As a kid watching those shows, it was easy to think that those clean-cut characters reflected how every cop was and that being a cop was one of the best jobs in the world to have. So what a shock it was to me, as a 13-year-old kid bicycling through a road work sign to have a big-bellied cop working the detail step in front of me with an ugly expression and bellow "move the hell outta my construction area ya punk or I'll take that bike and shove it up your ass!" while the road crew leaned on their shovels and laughed at my shocked "deer-in-the-headlights" expression. I hightailed it out of there and never looked back.
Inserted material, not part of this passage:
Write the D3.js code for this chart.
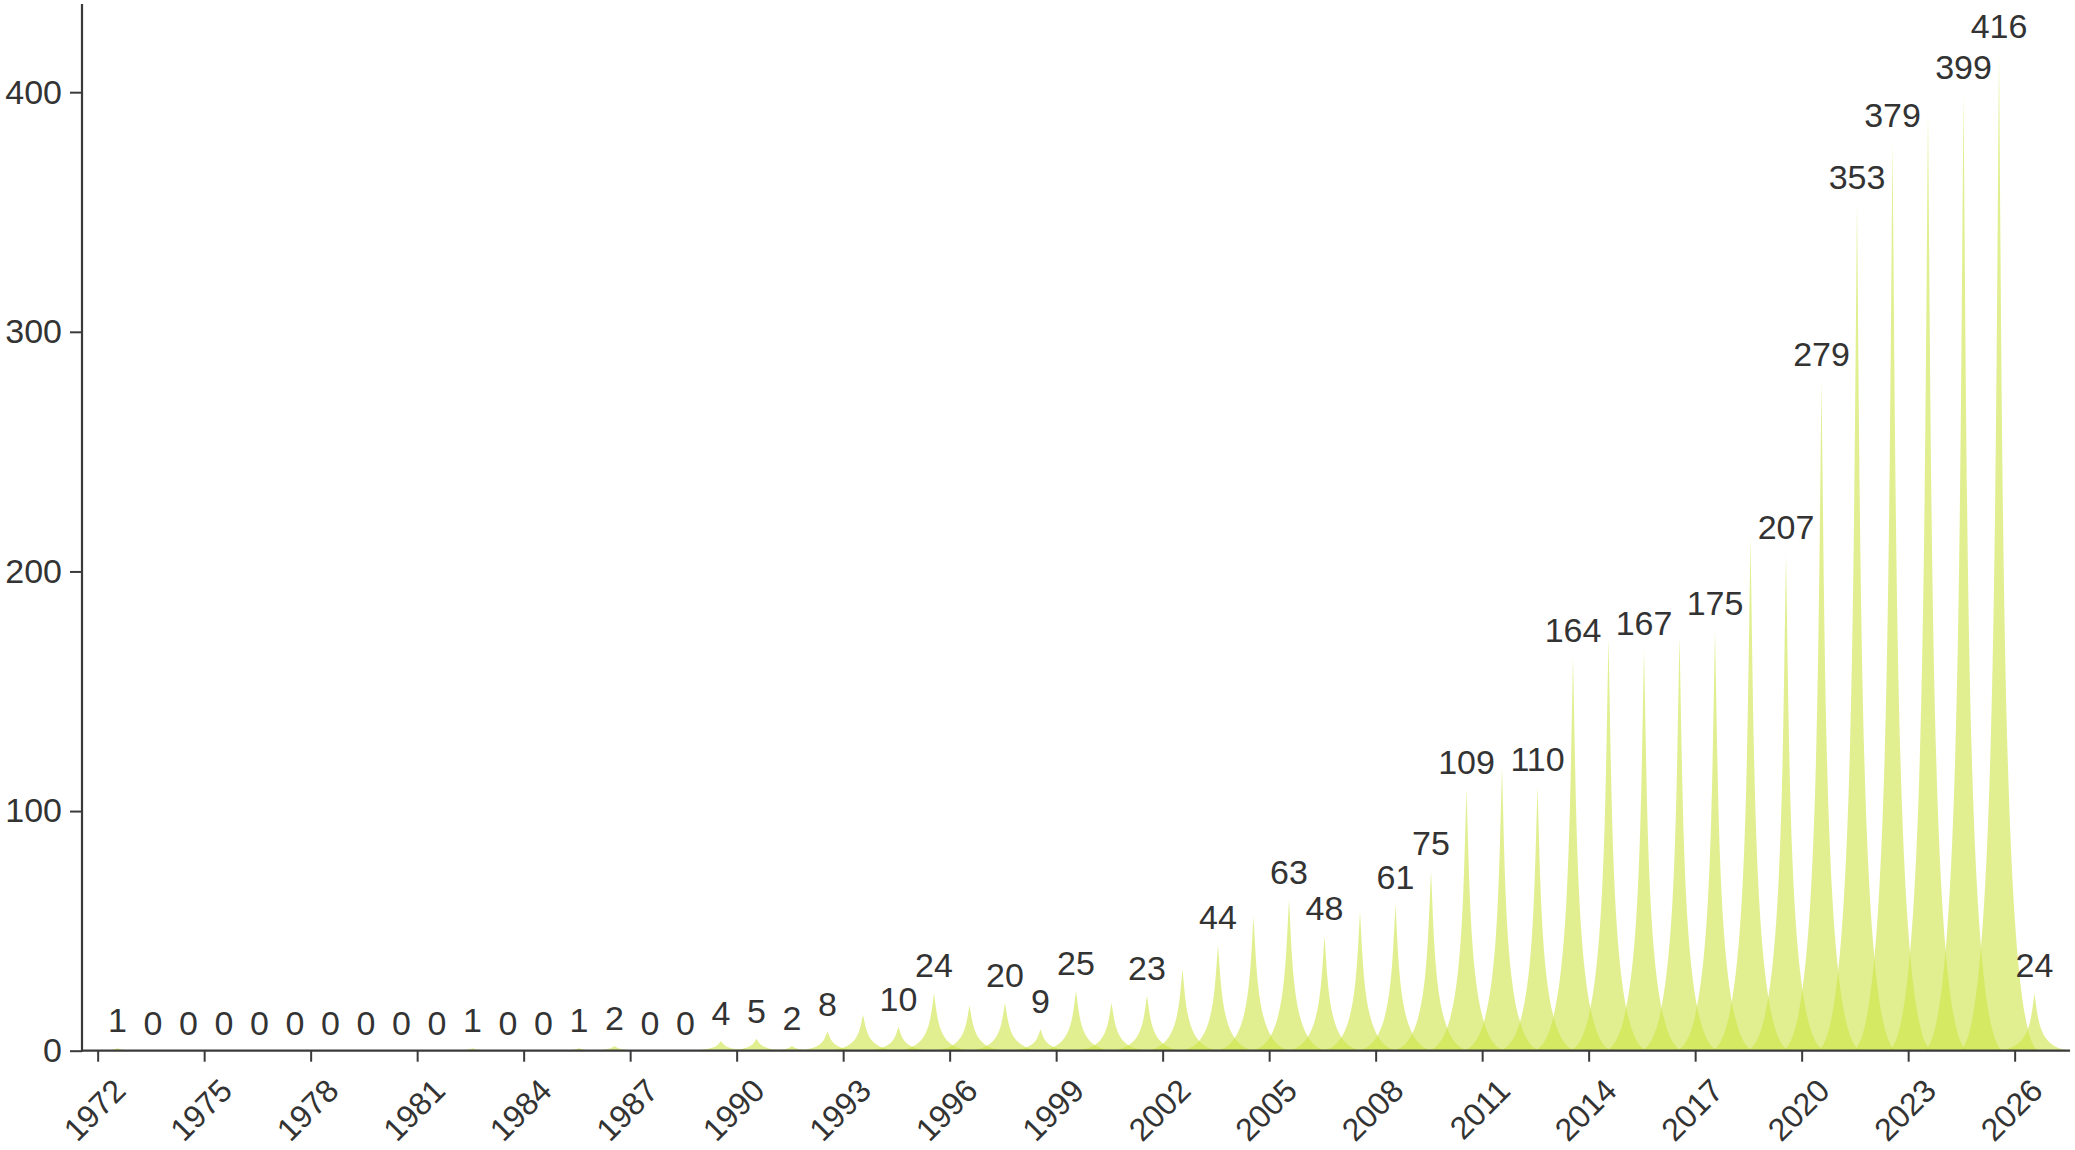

Of course, not all cops are that way. But that incident was the beginning of my realization that the real world did not resemble in the slightest those antiseptic TV dramas and sitcoms. Speaking of my childhood naivety, as a 10-year-old, I actually wrote a letter to the Partridge Family asking them if they needed somebody to help out with the band - even properly addressed it to "Reuben Kincaid, manager". Yes, one of my childhood fantasies was apparently to be some sort of "roadie" for the Partridge Family! But I digress.
I happen to know a police officer pretty well, he's married to my cousin. I'll have to bring this book up next time I see to him. He's probably familiar with it. He talks to me about police work sometimes and a lot of what he told me about it comes out in the book, such as the impression many officers have that they are sometimes "shoveling crap against the wind." That is to say, dealing with the same drunks and bums night after night, only to see them right back on the streets hours later.
Anyway, since I lived in L.A. for awhile I was very familiar with the locales mentioned in The Choirboys which made the book even more interesting. The best fiction is based strongly on fact. BTW, the next book due, Some Came Running is based on James Jones' hometown and the people in it.